Sunday, July 13, 2025

Review: Greenwich

Greenwich


Greenwich by Kate Broad
My rating: 2 of 5 stars








This Book was:
Sad
Boring
Embarassing
Discriminatory
Ego Driven
Inner Dialogueing ad nauseam
Discrimantory


What this book was was a long-winded inner dialogue with an adolescent who is still trying to find herself. There are hints of a tragedy yet to come, but Rachel was a tad too psychotic to be believable. I had a difficult time getting through this novel, even though I am a Connecticut citizen, and thought I would gain a fascinating insight into the super elite. I did not get what I thought I would get. And yes, Connecticut did have a female governor at one time, and it wasn't the Bridgeport Post newspaper in that time period; it had already become the Connecticut Post.

*ARC was supplied by the publisher, St. Martin's Press, the author, and NetGalley.

View all my reviews

Description:"A riveting debut novel for readers of Celeste Ng, Greenwich explores the nature of desire and complicity against the backdrop of immense wealth and privilege, the ways that whiteness and power protect their own, and the uneasy moral ambiguity of redemption.

Summer, 1999. Rachel Fiske is almost eighteen when she arrives at her aunt and uncle’s mansion in Greenwich, Connecticut. Her glamorous aunt is struggling to heal from an injury, and Rachel wants to help—and escape her own troubles back home. But her aunt is oddly spacey and her uncle is consumed with business, and Rachel feels lonely and adrift, excluded from the world of adults and their secrets. The only bright spot is Claudia, a recent college graduate, aspiring artist, and the live-in babysitter for Rachel’s cousin. As summer deepens, Rachel eagerly hopes their friendship might grow into more.

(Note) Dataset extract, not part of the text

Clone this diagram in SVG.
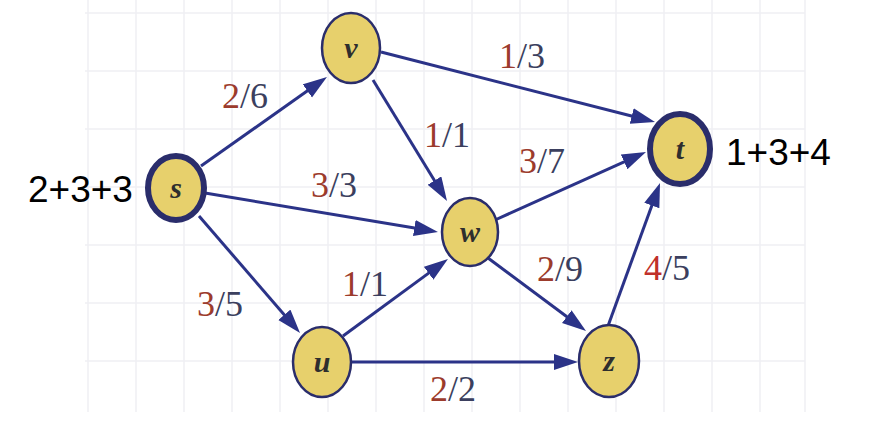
<svg xmlns="http://www.w3.org/2000/svg" width="872" height="424" viewBox="0 0 872 424">
<style>
.grid line{stroke:#efeff3;stroke-width:1.5}
.edge{stroke:#2b3388;stroke-width:3;fill:none;marker-end:url(#ah)}
.node ellipse{fill:#e7d06c;stroke:#2a2d6b;stroke-width:2.5}
.node.thick ellipse{stroke-width:6}
.nl{font-family:"Liberation Serif","Times New Roman","DejaVu Serif",serif;font-style:italic;font-weight:bold;font-size:30px;fill:#2e2e2e;text-anchor:middle}
.lbl{font-family:"Liberation Serif","Times New Roman","DejaVu Serif",serif;font-size:36px;fill:#3b3f5e}
.num{fill:#9c3b2c}
.sum{font-family:"Liberation Sans",Arial,sans-serif;font-size:37px;fill:#000}
</style>
<defs>
<marker id="ah" markerUnits="userSpaceOnUse" markerWidth="26" markerHeight="18" refX="14" refY="8" orient="auto">
<path d="M0,0 L24,8 L0,16 z" fill="#2b3388"/>
</marker>
</defs>
<rect width="872" height="424" fill="#fff"/>
<g class="grid">
<line x1="88" y1="0" x2="88" y2="412"/><line x1="136" y1="0" x2="136" y2="412"/><line x1="184" y1="0" x2="184" y2="412"/><line x1="232" y1="0" x2="232" y2="412"/>
<line x1="280" y1="0" x2="280" y2="412"/><line x1="328" y1="0" x2="328" y2="412"/><line x1="376" y1="0" x2="376" y2="412"/><line x1="424" y1="0" x2="424" y2="412"/>
<line x1="472" y1="0" x2="472" y2="412"/><line x1="520" y1="0" x2="520" y2="412"/><line x1="568" y1="0" x2="568" y2="412"/><line x1="616" y1="0" x2="616" y2="412"/>
<line x1="664" y1="0" x2="664" y2="412"/><line x1="712" y1="0" x2="712" y2="412"/><line x1="760" y1="0" x2="760" y2="412"/><line x1="805" y1="0" x2="805" y2="412"/>
<line x1="85" y1="13" x2="805" y2="13"/><line x1="85" y1="71" x2="805" y2="71"/><line x1="85" y1="129" x2="805" y2="129"/><line x1="85" y1="187" x2="805" y2="187"/>
<line x1="85" y1="245" x2="805" y2="245"/><line x1="85" y1="303" x2="805" y2="303"/><line x1="85" y1="361" x2="805" y2="361"/>
</g>
<g id="connectors">
<line class="edge" x1="201" y1="166" x2="318.8" y2="82.8"/>
<line class="edge" x1="205" y1="193" x2="428.1" y2="230.3"/>
<line class="edge" x1="199" y1="216" x2="293.5" y2="325.4"/>
<line class="edge" x1="381" y1="52" x2="645.3" y2="119.5"/>
<line class="edge" x1="373" y1="80" x2="441.8" y2="192.5"/>
<line class="edge" x1="343" y1="336" x2="439.9" y2="264.9"/>
<line class="edge" x1="495" y1="220" x2="636.9" y2="156.1"/>
<line class="edge" x1="488" y1="258" x2="578" y2="325"/>
<line class="edge" x1="352" y1="362" x2="568" y2="362"/>
<line class="edge" x1="608" y1="326" x2="656.6" y2="192.4"/>
</g>
<g id="labels">
<text class="lbl" x="222" y="108"><tspan class="num">2</tspan>/6</text>
<text class="lbl" x="311" y="197"><tspan class="num">3</tspan>/3</text>
<text class="lbl" x="197" y="316"><tspan class="num">3</tspan>/5</text>
<text class="lbl" x="499" y="68"><tspan class="num">1</tspan>/3</text>
<text class="lbl" x="424" y="147"><tspan class="num">1</tspan>/1</text>
<text class="lbl" x="342" y="296"><tspan class="num">1</tspan>/1</text>
<text class="lbl" x="519" y="173"><tspan class="num">3</tspan>/7</text>
<text class="lbl" x="537" y="281"><tspan class="num">2</tspan>/9</text>
<text class="lbl" x="644" y="280"><tspan class="num" style="fill:#c0302a">4</tspan>/5</text>
<text class="lbl" x="430" y="401"><tspan class="num">2</tspan>/2</text>
</g>
<g id="node-s" class="node thick"><ellipse cx="176" cy="188" rx="28" ry="32"/><text class="nl" x="176" y="198">s</text></g>
<g id="node-v" class="node"><ellipse cx="351" cy="48" rx="29" ry="35"/><text class="nl" x="351" y="58">v</text></g>
<g id="node-t" class="node thick"><ellipse cx="680" cy="149" rx="30" ry="35"/><text class="nl" x="680" y="159">t</text></g>
<g id="node-w" class="node"><ellipse cx="470" cy="232" rx="28" ry="34"/><text class="nl" x="470" y="242">w</text></g>
<g id="node-u" class="node"><ellipse cx="322" cy="362" rx="29" ry="35"/><text class="nl" x="322" y="372">u</text></g>
<g id="node-z" class="node"><ellipse cx="609" cy="361" rx="30" ry="36"/><text class="nl" x="609" y="371">z</text></g>
<text class="sum" x="28" y="202">2+3+3</text>
<text class="sum" x="726" y="165">1+3+4</text>
</svg>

But when a tragic accident occurs, the family turns on Claudia in a desperate bid to salvage their reputation. Caught between her upbringing and her feelings for Claudia, her desire to do the right thing and to protect her future, Rachel must make a pivotal choice. She’s the only one who knows what really happened—and her decision has consequences far beyond what she could have predicted."